Walking back out onto the asphalt I stand next to the diesel pump and feel the heat of Dixie below my feet. From about 75 yards away, down an over-grown embankment strewn with litter, a robust woman comes jogging out of a Waffle House and yells something at me. I look in her direction offering no response. She yells again, “Is that a vaaaaan or a buuuuus??” I continue to gape in her general direction completely confused by this question until it finally dawns on me to respond. “It’s a vaaaaaan,” I holler. She cups her hands around her mouth and shouts in a barely discernible drawl, “We were all of us inside tryin’ to figure out wut it wuuuuuuz.” My expressionless face betrays the mild disbelief behind my eyes. A million images flash after a pale gaze. What was that discourse inside the Waffle House? Why is this an issue? Who cares? What is the meaning of life? Why are some people lucky when others are born into endless despair? Would I rather freeze to death or die in a fire? She scuffles back into the restaurant, I hop back into my seat in the van, taking a sip from a refrigerated Starbucks double shot in a can.

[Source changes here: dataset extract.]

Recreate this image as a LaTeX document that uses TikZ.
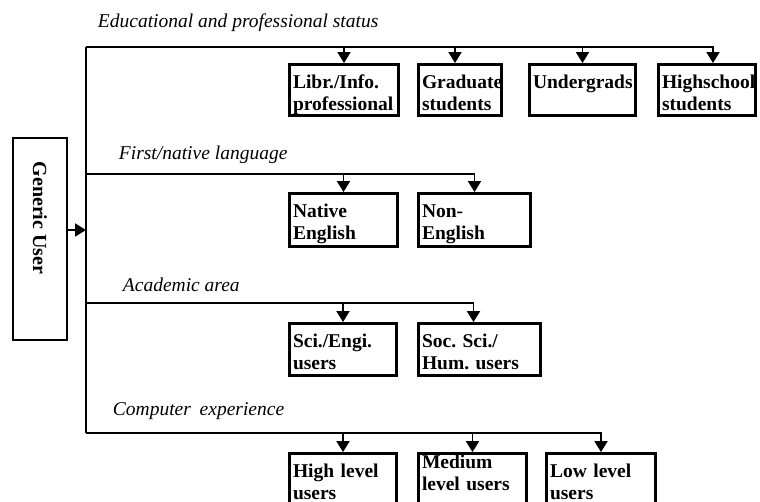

In Jackson, Mississippi, I am more than pleasantly surprised by the quality of the chopped salad, seared tuna tacos, and caramelized bread pudding with agave cream. The dressing room is a forgotten fry kitchen. A vat of grease stagnates and a pilot light burns on the stove continuously to keep the thing from blowing up. The crowd of barely 100 people are enthusiastic and friendly. They’re actually listening to the music, not yelling over the top of it so much. One kid purchases my duo CD of experimental, improvised music. He asks, “What am I getting myself into here?” as he breaks the shrink-wrap and hands me a Sharpie. The town reminds me of the one I grew up in. Empty, clean streets with little to offer in the way of culture and entertainment; isolated souls at every turn. I get it.